*** STORED DATA
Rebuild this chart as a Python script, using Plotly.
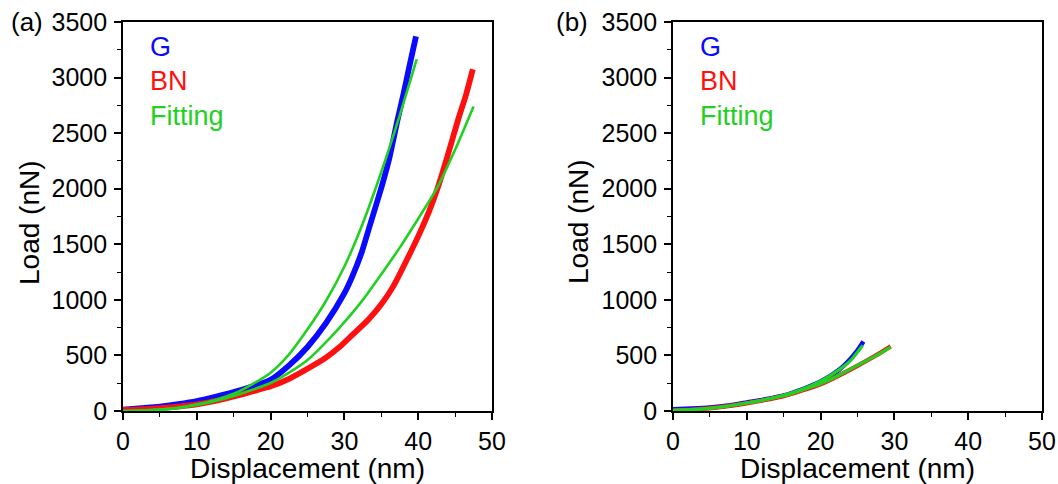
import plotly.graph_objects as go

# ---------------- data ----------------
# Panel (a)
g_a_x = [0, 2.5, 5, 7.5, 10, 12.5, 15, 17.5, 20, 22.5, 25, 27.5, 30, 31, 32.3, 33.5, 35.05, 36, 37.2, 38, 38.7, 39.2, 39.7]
g_a_y = [12, 25, 39, 62, 90, 128, 170, 220, 280, 410, 576, 790, 1060, 1200, 1419, 1680, 2019, 2250, 2619, 2850, 3069, 3220, 3370]

bn_a_x = [0, 2.5, 5, 7.5, 10, 12.5, 15, 17.5, 20, 22.5, 25, 27.5, 29.4, 31, 33.2, 35, 36.6, 38.9, 40.2, 41.5, 42.7, 44, 45.4, 46.5, 47.4]
bn_a_y = [10, 15, 25, 40, 60, 90, 130, 175, 222, 290, 380, 480, 579, 680, 819, 960, 1119, 1419, 1600, 1800, 2019, 2300, 2619, 2850, 3075]

fit_g_a_x = [0, 2.5, 5, 7.5, 10, 12.5, 15, 17.5, 20, 22.5, 25, 27.5, 30, 32.5, 35, 37.5, 39.8]
fit_g_a_y = [0, 3, 12, 30, 60, 100, 155, 240, 345, 510, 735, 990, 1300, 1690, 2150, 2660, 3165]

fit_bn_a_x = [0, 2.5, 5, 7.5, 10, 12.5, 15, 17.5, 20, 22.5, 25, 28, 30, 32.5, 35, 37.5, 40, 42.5, 45, 47.5]
fit_bn_a_y = [0, 3, 12, 28, 55, 90, 135, 190, 252, 345, 459, 654, 800, 1000, 1230, 1470, 1730, 2000, 2350, 2740]

# Panel (b)
g_b_x = [0, 2.5, 5, 7.5, 10, 12.5, 15, 17.5, 20, 22.5, 24, 25, 25.8]
g_b_y = [15, 22, 32, 50, 77, 105, 140, 195, 265, 370, 465, 545, 625]

bn_b_x = [0, 2.5, 5, 7.5, 10, 12.5, 15, 17.5, 20, 22.5, 25, 27.5, 29.5]
bn_b_y = [5, 12, 25, 45, 70, 100, 135, 185, 241, 320, 407, 500, 582]

fit_g_b_x = [0, 2.5, 5, 7.5, 10, 12.5, 15, 17.5, 20, 22.5, 24, 25.7]
fit_g_b_y = [5, 12, 25, 45, 72, 103, 142, 195, 268, 370, 450, 590]

fit_bn_b_x = [0, 2.5, 5, 7.5, 10, 12.5, 15, 17.5, 20, 22.5, 25, 27.5, 29.5]
fit_bn_b_y = [5, 12, 25, 45, 72, 102, 138, 188, 245, 322, 410, 498, 575]

x_ticks = [0, 10, 20, 30, 40, 50]
y_ticks = [0, 500, 1000, 1500, 2000, 2500, 3000, 3500]
legend_labels = ["G", "BN", "Fitting"]
panel_labels = ["(a)", "(b)"]

BLUE = "#0a0aff"
RED = "#ff1010"
GREEN = "#22d022"
FONT = "Liberation Sans, Arial, sans-serif"

W, H = 1058, 484

fig = go.Figure()

def add(x, y, color, width, xa, ya):
    fig.add_trace(go.Scatter(x=x, y=y, mode="lines", line=dict(color=color, width=width, shape="spline", smoothing=0.6),
                             xaxis=xa, yaxis=ya, showlegend=False, hoverinfo="skip"))

add(g_a_x, g_a_y, BLUE, 5.8, "x", "y")
add(bn_a_x, bn_a_y, RED, 5.8, "x", "y")
add(fit_g_a_x, fit_g_a_y, GREEN, 2.6, "x", "y")
add(fit_bn_a_x, fit_bn_a_y, GREEN, 2.6, "x", "y")

add(g_b_x, g_b_y, BLUE, 4.5, "x2", "y2")
add(bn_b_x, bn_b_y, RED, 4.5, "x2", "y2")
add(fit_g_b_x, fit_g_b_y, GREEN, 3.2, "x2", "y2")
add(fit_bn_b_x, fit_bn_b_y, GREEN, 3.2, "x2", "y2")

# plot area pixel geometry
pa = dict(l=123, r=492, t=22, b=411)
pb = dict(l=673, r=1042, t=22, b=411)

def xdom(p):
    return [p["l"] / W, p["r"] / W]

def ydom(p):
    return [1 - p["b"] / H, 1 - p["t"] / H]

axis_common = dict(showgrid=False, zeroline=False, showline=True, linecolor="black", linewidth=1.6,
                   mirror=True, ticks="outside", ticklen=7, tickwidth=1.6, tickcolor="black",
                   automargin=False,
                   tickfont=dict(family=FONT, size=25, color="black"))

xcommon = dict(axis_common, range=[0, 50], tickvals=x_ticks,
               minor=dict(ticks="outside", dtick=5, ticklen=4, tickwidth=1.4, tickcolor="black"))
ycommon = dict(axis_common, range=[0, 3500], tickvals=y_ticks, ticklabelstandoff=2,
               minor=dict(ticks="outside", dtick=250, ticklen=4, tickwidth=1.4, tickcolor="black"))

fig.update_layout(
    width=W, height=H, autosize=False,
    margin=dict(l=0, r=0, t=0, b=0, pad=0, autoexpand=False),
    paper_bgcolor="white", plot_bgcolor="white",
    xaxis=dict(xcommon, domain=xdom(pa), anchor="y"),
    yaxis=dict(ycommon, domain=ydom(pa), anchor="x"),
    xaxis2=dict(xcommon, domain=xdom(pb), anchor="y2"),
    yaxis2=dict(ycommon, domain=ydom(pb), anchor="x2"),
    showlegend=False,
)

def ann(text, px, py, size, color="black", xanchor="center", angle=0):
    fig.add_annotation(text=text, x=px / W, y=1 - py / H, xref="paper", yref="paper",
                       showarrow=False, xanchor=xanchor, yanchor="middle", textangle=angle,
                       font=dict(family=FONT, size=size, color=color))

# panel labels
ann(panel_labels[0], 27, 22, 26)
ann(panel_labels[1], 572, 22, 26)

# axis titles
ann("Displacement (nm)", 307, 468, 28)
ann("Displacement (nm)", 857, 468, 28)
ann("Load (nN)", 29, 223, 28, angle=-90)
ann("Load (nN)", 578, 222, 28, angle=-90)

# in-plot legend texts
colors = [BLUE, RED, GREEN]
for left in (148, 698):
    for lab, col, cy in zip(legend_labels, colors, [47, 81, 116]):
        ann(lab, left, cy, 27, color=col, xanchor="left")

fig.write_html("out.html", config={"responsive": False, "displayModeBar": False},
               post_script="document.body.style.margin='0px';document.body.style.overflow='hidden';")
******
EXERCISE OBJECTIVE ::
Restate exactly, please, only the lines between the start of the data and the line containing "370, 450, 590]", both ends included, skipping the pictures.

EXERCISE ANSWER ::
Rebuild this chart as a Python script, using Plotly.
import plotly.graph_objects as go

# ---------------- data ----------------
# Panel (a)
g_a_x = [0, 2.5, 5, 7.5, 10, 12.5, 15, 17.5, 20, 22.5, 25, 27.5, 30, 31, 32.3, 33.5, 35.05, 36, 37.2, 38, 38.7, 39.2, 39.7]
g_a_y = [12, 25, 39, 62, 90, 128, 170, 220, 280, 410, 576, 790, 1060, 1200, 1419, 1680, 2019, 2250, 2619, 2850, 3069, 3220, 3370]

bn_a_x = [0, 2.5, 5, 7.5, 10, 12.5, 15, 17.5, 20, 22.5, 25, 27.5, 29.4, 31, 33.2, 35, 36.6, 38.9, 40.2, 41.5, 42.7, 44, 45.4, 46.5, 47.4]
bn_a_y = [10, 15, 25, 40, 60, 90, 130, 175, 222, 290, 380, 480, 579, 680, 819, 960, 1119, 1419, 1600, 1800, 2019, 2300, 2619, 2850, 3075]

fit_g_a_x = [0, 2.5, 5, 7.5, 10, 12.5, 15, 17.5, 20, 22.5, 25, 27.5, 30, 32.5, 35, 37.5, 39.8]
fit_g_a_y = [0, 3, 12, 30, 60, 100, 155, 240, 345, 510, 735, 990, 1300, 1690, 2150, 2660, 3165]

fit_bn_a_x = [0, 2.5, 5, 7.5, 10, 12.5, 15, 17.5, 20, 22.5, 25, 28, 30, 32.5, 35, 37.5, 40, 42.5, 45, 47.5]
fit_bn_a_y = [0, 3, 12, 28, 55, 90, 135, 190, 252, 345, 459, 654, 800, 1000, 1230, 1470, 1730, 2000, 2350, 2740]

# Panel (b)
g_b_x = [0, 2.5, 5, 7.5, 10, 12.5, 15, 17.5, 20, 22.5, 24, 25, 25.8]
g_b_y = [15, 22, 32, 50, 77, 105, 140, 195, 265, 370, 465, 545, 625]

bn_b_x = [0, 2.5, 5, 7.5, 10, 12.5, 15, 17.5, 20, 22.5, 25, 27.5, 29.5]
bn_b_y = [5, 12, 25, 45, 70, 100, 135, 185, 241, 320, 407, 500, 582]

fit_g_b_x = [0, 2.5, 5, 7.5, 10, 12.5, 15, 17.5, 20, 22.5, 24, 25.7]
fit_g_b_y = [5, 12, 25, 45, 72, 103, 142, 195, 268, 370, 450, 590]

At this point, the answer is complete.